Copia certificada, de Abbas Kiarostami, cuenta 15 años en la vida de una pareja en el plazo de un único día, desde que se conocen hasta el momento actual, en el que su matrimonio se tambalea, sin el uso de flash-backs. Llegados a este punto, como espectador te puedes preguntar: ¿los personajes han fingido al principio no conocerse? ¿se sobreentiende una elipsis desde el principio de su relación hasta el momento actual? ¿toda la primera parte es un flash-back encubierto? ¿se trata simplemente de una licencia poética del director? No importa, porque una vez que te has sumergido en la historia, eso es lo de menos.
            Juliette Binoche interpreta a una impulsiva galerista francesa que tiene una relación con un flemático escritor inglés, interpretado por tenor William Shimell; ella vive en la Toscana con el hijo de ambos; él va y viene por el mundo a causa de su trabajo, el gran amor de su vida. La excusa para que se reúnan ahora es que él acaba de publicar un libro en el que habla de la validez de la copia frente al original. Y este será el tema en torno al que girará toda la película, ya sea porque la pareja se haya rodeada de otras parejas que acaban de casarse (el pueblo por el que deambulan es conocido porque si te casas allí serás feliz para siempre junto a tu amado), reflejo de la esperanzas que una vez tuvo la pareja protagonista, ya sea por la pareja de ancianos cogidos del brazo con la que se cruzan, reflejo de la imagen que a la protagonista le gustaría representar en el futuro junto a su amado. Pero también el director juega a las copias y los originales a través de otros recursos, como los reflejos de la pareja protagonista y la parejas vestidas de novios en espejos y cristales; tanto es así que hay una escena en la que ella le muestra a él una copia de una pintura, que durante mucho tiempo se consideró original, y que sigue expuesta en el museo porque sigue teniendo valor artístico; durante esta escena los protagonistas se nos muestran reflejados en el cristal que protege la pintura... Es más, toda la película es una “copia” de otra película anterior, Te querré siempre, de Roberto Rossellini (1954), que también trata del desmoronamiento de una pareja que deambula por las ruinas de Pompeya, muchos de cuyos planos y situaciones se repiten u homenajean (bonito vocablo reinventado en esta nuestra sociedad posmoderna).
            Uno de los grandes logros de Kiarostami en su película es conseguir utilizar el artificio del cine con una finalidad manifiestamente emotiva (no en el sentido de lacrimógena, sino el de generar emociones en el espectador).

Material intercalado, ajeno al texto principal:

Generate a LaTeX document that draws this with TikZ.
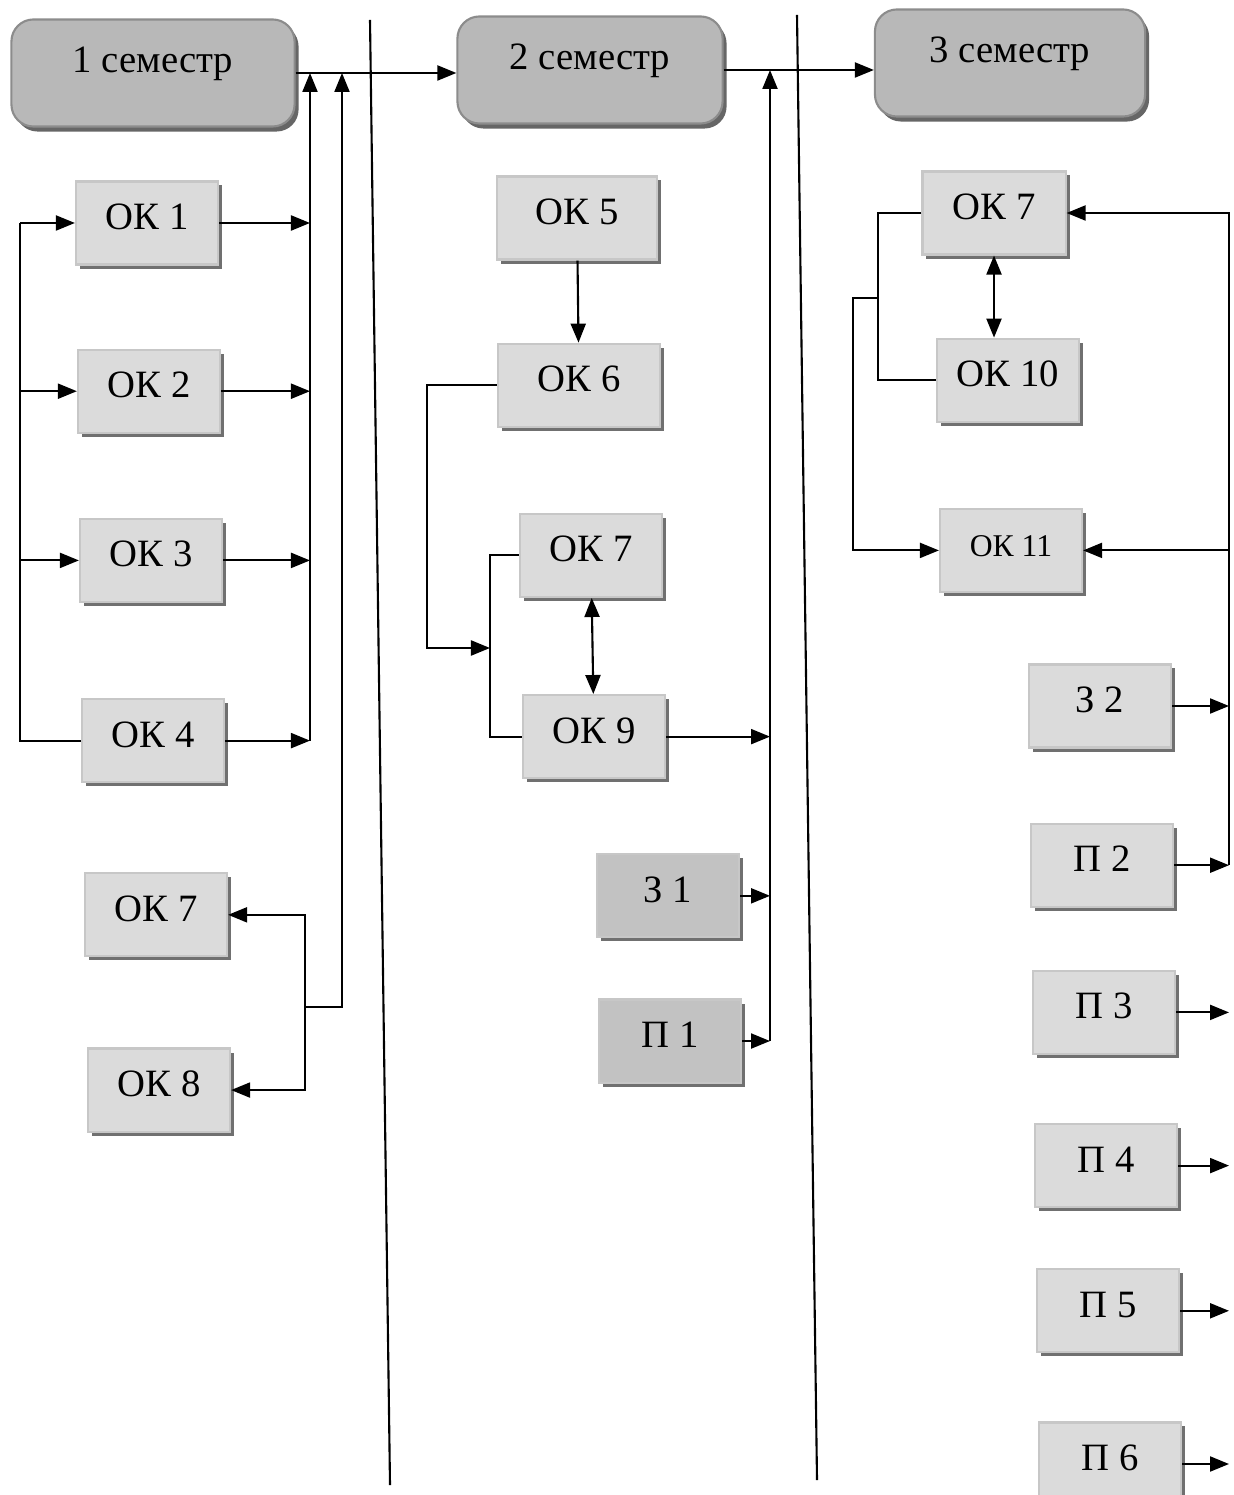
\documentclass[tikz,border=0pt]{standalone}
\usepackage{fontspec}
\setmainfont{Liberation Serif}
\usetikzlibrary{arrows.meta, positioning, shadows}

\begin{document}
\begin{tikzpicture}[x=0.01cm, y=-0.01cm, semithick,
  sembox/.style={rectangle, rounded corners=2.2mm, draw=black!45, fill=black!28,
    minimum width=2.7cm, minimum height=1.07cm, inner sep=0pt,
    text height=3mm, text depth=3mm, font=\fontsize{11}{13}\selectfont,
    drop shadow={shadow xshift=0.4mm, shadow yshift=-0.5mm, fill=black!75, opacity=0.8}},
  okbox/.style={rectangle, draw=black!22, fill=black!14,
    minimum width=1.42cm, minimum height=0.83cm, inner sep=0pt,
    text height=2.8mm, text depth=1.5mm, font=\fontsize{11}{13}\selectfont,
    drop shadow={shadow xshift=0.4mm, shadow yshift=-0.4mm, fill=black!70, opacity=0.8}},
  darkbox/.style={okbox, fill=black!24},
  arr/.style={-{Triangle[length=1.9mm, width=1.5mm]}},
  darr/.style={{Triangle[length=1.9mm, width=1.5mm]}-{Triangle[length=1.9mm, width=1.5mm]}}]
  \useasboundingbox (0,0) rectangle (1233,1495);

  % dividers
  \draw (370,20) -- (390,1485);
  \draw (797,15) -- (817,1480);

  % 1 семестр
  \node[sembox, minimum width=2.83cm] (sem1) at (153,73) {1 семестр};
  \node[okbox] (ok1) at (147,223) {ОК 1};
  \node[okbox] (ok2) [below=8.3mm of ok1, xshift=0.2mm] {ОК 2};
  \node[okbox] (ok3) [below=8.4mm of ok2, xshift=0.2mm] {ОК 3};
  \node[okbox] (ok4) [below=9.5mm of ok3, xshift=0.2mm] {ОК 4};
  \node[okbox] (ok7a) [below=8.9mm of ok4, xshift=0.3mm] {ОК 7};
  \node[okbox] (ok8) [below=9mm of ok7a, xshift=0.3mm] {ОК 8};

  % 2 семестр
  \node[sembox, minimum width=2.65cm] (sem2) at (590,70) {2 семестр};
  \node[okbox, minimum width=1.6cm] (ok5) at (577,218) {ОК 5};
  \node[okbox, minimum width=1.62cm] (ok6) [below=8.2mm of ok5, xshift=0.2mm] {ОК 6};
  \node[okbox] (ok7b) [below=8.5mm of ok6, xshift=1.2mm] {ОК 7};
  \node[okbox] (ok9) [below=9.6mm of ok7b, xshift=0.3mm] {ОК 9};
  \node[darkbox] (z1) [below=7.4mm of ok9, xshift=7.4mm] {З 1};
  \node[darkbox] (p1) [below=6mm of z1, xshift=0.2mm] {П 1};

  % 3 семестр
  \node[sembox] (sem3) at (1010,63) {3 семестр};
  \node[okbox, minimum width=1.43cm] (ok7c) at (994,213) {ОК 7};
  \node[okbox] (ok10) [below=8.2mm of ok7c, xshift=1.4mm] {ОК 10};
  \node[okbox, font=\fontsize{9}{11}\selectfont] (ok11) [below=8.5mm of ok10, xshift=0.3mm] {ОК 11};
  \node[okbox] (z2) at (1100,706) {З 2};
  \node[okbox] (p2) [below=7.4mm of z2, xshift=0.2mm] {П 2};
  \node[okbox] (p3) [below=6.2mm of p2, xshift=0.2mm] {П 3};
  \node[okbox] (p4) [below=6.8mm of p3, xshift=0.2mm] {П 4};
  \node[okbox] (p5) [below=6mm of p4, xshift=0.2mm] {П 5};
  \node[okbox] (p6) [below=6.8mm of p5, xshift=0.2mm] {П 6};

  \coordinate (b1) at (310,73);
  \coordinate (b2) at (342,73);
  \coordinate (lb) at (20,0);
  \coordinate (br1) at (305,1007);
  \coordinate (mb) at (490,648);
  \coordinate (rb) at (770,70);
  \coordinate (rk) at (878,298);
  \coordinate (rr) at (1229,0);

  % first column
  \draw[arr] (sem1.east) -- (sem1.east -| sem2.west);
  \draw (ok4.west) -- (ok4.west -| lb) -- (ok1.west -| lb);
  \foreach \n in {ok1,ok2,ok3}
    \draw[arr] (\n.west -| lb) -- (\n.west);
  \foreach \n in {ok1,ok2,ok3,ok4}
    \draw[arr] (\n.east) -- (\n.east -| b1);
  \draw[arr] (ok4.east -| b1) -- (b1);
  \draw[darr] (ok7a.east) -| (br1) |- (ok8.east);
  \draw[arr] (br1) -| (b2);

  % second column
  \draw[arr] (sem2.east) -- (sem2.east -| sem3.west);
  \draw[arr] (ok5) -- (ok6);
  \draw[arr] (ok6.west) -- ++(-70,0) |- (mb);
  \draw (ok7b.west) -| (mb) |- (ok9.west);
  \draw[darr] (ok7b) -- (ok9);
  \foreach \n in {ok9,z1,p1}
    \draw[arr] (\n.east) -- (\n.east -| rb);
  \draw[arr] (p1.east -| rb) -- (rb);

  % third column
  \draw (ok7c.west) -| (rk) |- (ok10.west);
  \draw[arr] (rk) -- ++(-25,0) |- (ok11.west);
  \draw[darr] (ok7c.south) -- (ok7c.south |- ok10.north);
  \draw[arr] (rr |- p2.east) -- (rr |- ok7c.east) -- (ok7c.east);
  \draw[arr] (rr |- ok11.east) -- (ok11.east);
  \foreach \n in {z2,p2,p3,p4,p5,p6}
    \draw[arr] (\n.east) -- (\n.east -| rr);
\end{tikzpicture}
\end{document}
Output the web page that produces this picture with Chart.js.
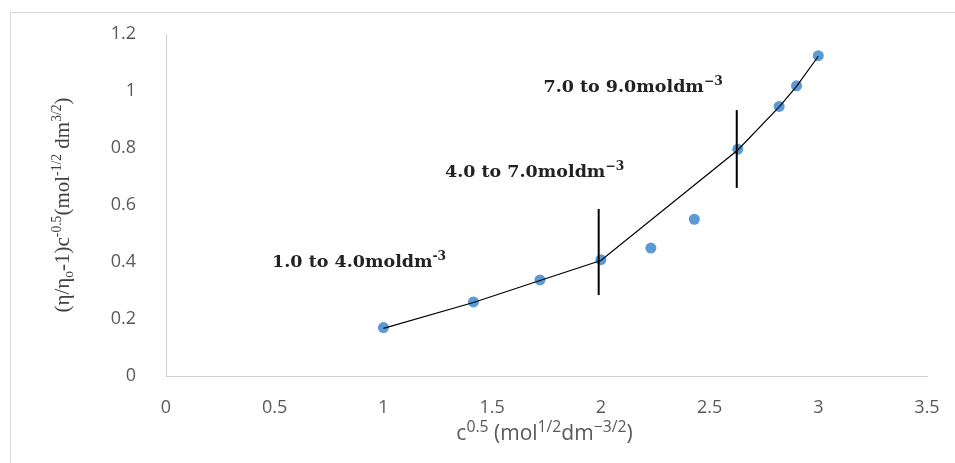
<!DOCTYPE html>
<html>
<head>
    <title>Viscosity plot</title>
    <script src="https://cdn.jsdelivr.net/npm/chart.js"></script>
    <style>
        body { margin: 0; background: #fff; }
    </style>
</head>
<body>
    <canvas id="myChart" width="955" height="463"></canvas>
    <script>
        // measured points, x = c^0.5
        const sqrtConc = [1.0, 1.414, 1.72, 2.0, 2.23, 2.43, 2.63, 2.82, 2.9, 3.0];
        const viscFn = [0.17, 0.26, 0.337, 0.408, 0.449, 0.55, 0.796, 0.946, 1.018, 1.124];

        // the hand drawn fit line (skips the two points in the middle)
        const fitX = [1.0, 1.414, 1.72, 2.0, 2.63, 2.82, 2.9, 3.0];
        const fitY = [0.167, 0.258, 0.335, 0.405, 0.793, 0.944, 1.016, 1.122];

        // vertical separators between the regions
        const dividerX = [1.99, 2.625];
        const dividerLow = [0.284, 0.66];
        const dividerHigh = [0.586, 0.933];

        // region labels
        const regionText = ['1.0 to 4.0moldm', '4.0 to 7.0moldm', '7.0 to 9.0moldm'];
        const regionSup = ['-3', '\u22123', '\u22123'];
        const regionAtX = [0.488, 1.283, 1.736];
        const regionAtY = [0.382, 0.70, 0.998];

        const xTicks = [0, 0.5, 1, 1.5, 2, 2.5, 3, 3.5];
        const yTicks = [0, 0.2, 0.4, 0.6, 0.8, 1, 1.2];

        function toPoints(xs, ys) {
            return xs.map((x, i) => ({ x: x, y: ys[i] }));
        }

        // draws text pieces with superscript / subscript
        function drawRich(ctx, parts, x, y, size, family, weight, color, align, ratio) {
            const small = size * (ratio || 0.65);
            const fontOf = (s) => `${weight} ${s}px ${family}`;
            let total = 0;
            parts.forEach(p => {
                ctx.font = fontOf(p[1] ? small : size);
                total += ctx.measureText(p[0]).width;
            });
            let cx = align === 'center' ? x - total / 2 : x;
            ctx.fillStyle = color;
            ctx.textAlign = 'left';
            ctx.textBaseline = 'alphabetic';
            parts.forEach(p => {
                ctx.font = fontOf(p[1] ? small : size);
                let dy = 0;
                if (p[1] === 'sup') dy = -size * 0.4;
                if (p[1] === 'sub') dy = size * 0.2;
                ctx.fillText(p[0], cx, y + dy);
                cx += ctx.measureText(p[0]).width;
            });
        }

        const extras = {
            id: 'extras',
            beforeDraw(chart) {
                const ctx = chart.ctx;
                ctx.save();
                ctx.strokeStyle = '#d9d9d9';
                ctx.lineWidth = 1;
                ctx.beginPath();
                ctx.moveTo(10.5, 463);
                ctx.lineTo(10.5, 12.5);
                ctx.lineTo(955, 12.5);
                ctx.stroke();
                ctx.restore();
            },
            afterDraw(chart) {
                const ctx = chart.ctx;
                const xs = chart.scales.x;
                const ys = chart.scales.y;
                const area = chart.chartArea;
                ctx.save();

                regionText.forEach((t, i) => {
                    drawRich(ctx, [[t, ''], [regionSup[i], 'sup']],
                        xs.getPixelForValue(regionAtX[i]), ys.getPixelForValue(regionAtY[i]),
                        17.5, '"DejaVu Serif"', 'bold', '#222', 'left', 0.7);
                });

                // x axis title
                drawRich(ctx, [['c', ''], ['0.5', 'sup'], [' (mol', ''], ['1/2', 'sup'], ['dm', ''], ['\u22123/2', 'sup'], [')', '']],
                    (area.left + area.right) / 2 - 2, 440, 21, '"Open Sans"', 'normal', '#595959', 'center', 0.75);

                // y axis title
                ctx.save();
                ctx.translate(69, (area.top + area.bottom) / 2);
                ctx.rotate(-Math.PI / 2);
                drawRich(ctx, [['(\u03b7/\u03b7', ''], ['o', 'sub'], ['-1)c', ''], ['-0.5', 'sup'], ['(mol', ''], ['-1/2', 'sup'], [' dm', ''], ['3/2', 'sup'], [')', '']],
                    0, 0, 21, '"Liberation Serif"', 'normal', '#404040', 'center', 0.65);
                ctx.restore();

                ctx.restore();
            }
        };

        const dividerSets = dividerX.map((x, i) => ({
            type: 'scatter',
            showLine: true,
            data: [{ x: x, y: dividerLow[i] }, { x: x, y: dividerHigh[i] }],
            borderColor: '#000',
            borderWidth: 2,
            pointRadius: 0
        }));

        const data = {
            datasets: [
                {
                    type: 'scatter',
                    showLine: true,
                    data: toPoints(fitX, fitY),
                    borderColor: '#000',
                    borderWidth: 1.2,
                    pointRadius: 0
                },
                ...dividerSets,
                {
                    type: 'scatter',
                    data: toPoints(sqrtConc, viscFn),
                    backgroundColor: '#5b9bd5',
                    borderColor: '#5b9bd5',
                    pointRadius: 5.5,
                    pointBorderWidth: 0
                }
            ]
        };

        const tickFont = { family: '"Open Sans"', size: 18 };

        const config = {
            type: 'scatter',
            data: data,
            plugins: [extras],
            options: {
                responsive: false,
                animation: false,
                layout: { padding: { left: 0, top: 34, right: 28, bottom: 0 } },
                plugins: {
                    legend: { display: false },
                    tooltip: { enabled: false }
                },
                scales: {
                    x: {
                        type: 'linear',
                        min: 0,
                        max: 3.5,
                        afterBuildTicks: (s) => { s.ticks = xTicks.map(v => ({ value: v })); },
                        afterFit: (s) => { s.height = 87; },
                        grid: { display: false },
                        border: { display: true, color: '#d0d0d0', width: 1 },
                        ticks: { color: '#595959', font: tickFont, padding: 13, maxRotation: 0, callback: (v) => String(v) }
                    },
                    y: {
                        type: 'linear',
                        min: 0,
                        max: 1.2,
                        afterBuildTicks: (s) => { s.ticks = yTicks.map(v => ({ value: v })); },
                        afterFit: (s) => { s.width = 166; },
                        grid: { display: false },
                        border: { display: true, color: '#d0d0d0', width: 1 },
                        ticks: { color: '#595959', font: tickFont, padding: 22, callback: (v) => String(v) }
                    }
                }
            }
        };

        const myChart = new Chart(document.getElementById('myChart'), config);
    </script>
</body>
</html>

Esto lo hace en varias secuencias en las que los protagonistas se miran a solas en el espejo o hablan entre ellos en plano/contraplano; en estos planos los protagonistas miran casi directamente a la cámara (no hay nada que resulte más artificial al espectador que desvelar la presencia de este artilugio), pero con este recurso el director consigue transmitirle una serie de emociones que le hace pasar por alto (otra vez más) los trucos de los que se sirve el cine. Estos momentos no se sostendrían sin la fuerza interpretativa de Binoche (debo reconocer que hasta ahora no me había fijado en la verdad que emanan su cuerpo y sus palabras) y la más que correcta interpretación de Shimell.
            Resumiendo, para amantes de las pequeñas (y, al mismo tiempo, complejas) historias.